Städtische Eigenbetriebe sind deutlich höher verschuldet

Die städtischen Eigenbetriebe sind bei den Banken allerdings deutlich höher verschuldet als die Stadt selbst, nämlich mit 386,2 Millionen Euro; weitere 200 Millionen sind von der Kommune gewährte Darlehen. Den Löwenanteil der Kreditfinanzierung mit rund 330 Millionen Euro tragen allerdings die Stadtentwässerung und der Abfallwirtschaftsbetrieb; beides sind gebührenfinanzierte Unternehmen.

Michael Föll geht nicht davon aus, dass sich die Folgen der Schuldenwirtschaft der Länder in der Eurozone schon 2013 im städtischen Gewerbesteueraufkommen niederschlagen. Diese kämen mit Verzögerung.
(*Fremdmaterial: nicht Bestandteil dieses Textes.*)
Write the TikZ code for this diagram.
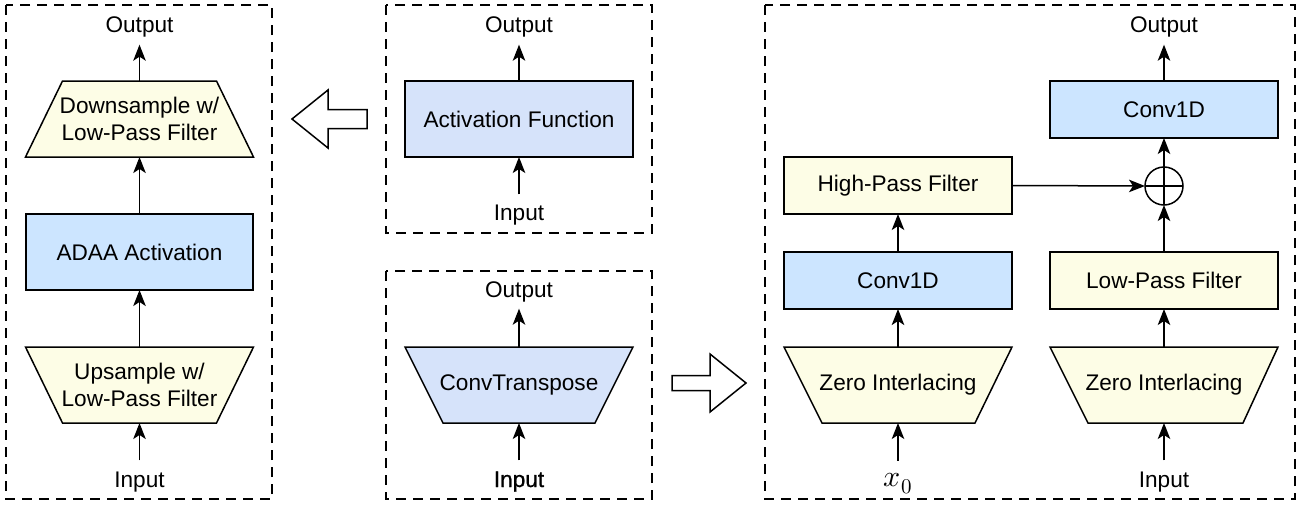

Er geht weiter davon aus, 560 Millionen Euro einnehmen zu können, weist aber schon mal darauf hin, dass die Wegzüge von Unternehmen aus Mangel an geeigneten Flächen wie Ernst & Young, Thales, Hahn und Kolb oder (in Teilen) die Württembergische und Wüstenrot nur schwer zu kompensieren seien. Es gelte deshalb, Gewerbeflächen frei zu halten. Die Stadträte dürften nicht nur den Hebesatz im Auge haben, viel wichtiger sei die Basis der Gewerbesteuer, der Messbetrag. Bleibt es bei den prognostizierten Einnahmen und beim Mittelabfluss für Investitionen in Höhe von 400 Millionen Euro, steht die vereinbarte Erhöhung des Schuldenstands im ersten Amtsjahr des neuen OB Fritz Kuhn (Grüne) von rund 200 Millionen Euro ins Haus. Die nächsten Etatberatungen Ende 2013 stehen aus Sicht des Kämmerers unter keinen guten Vorzeichen: 2014 steht die Kommunalwahl ins Haus. In deren Vorfeld verteilen einige Fraktionen nur allzu gerne Geschenke an die Bürger.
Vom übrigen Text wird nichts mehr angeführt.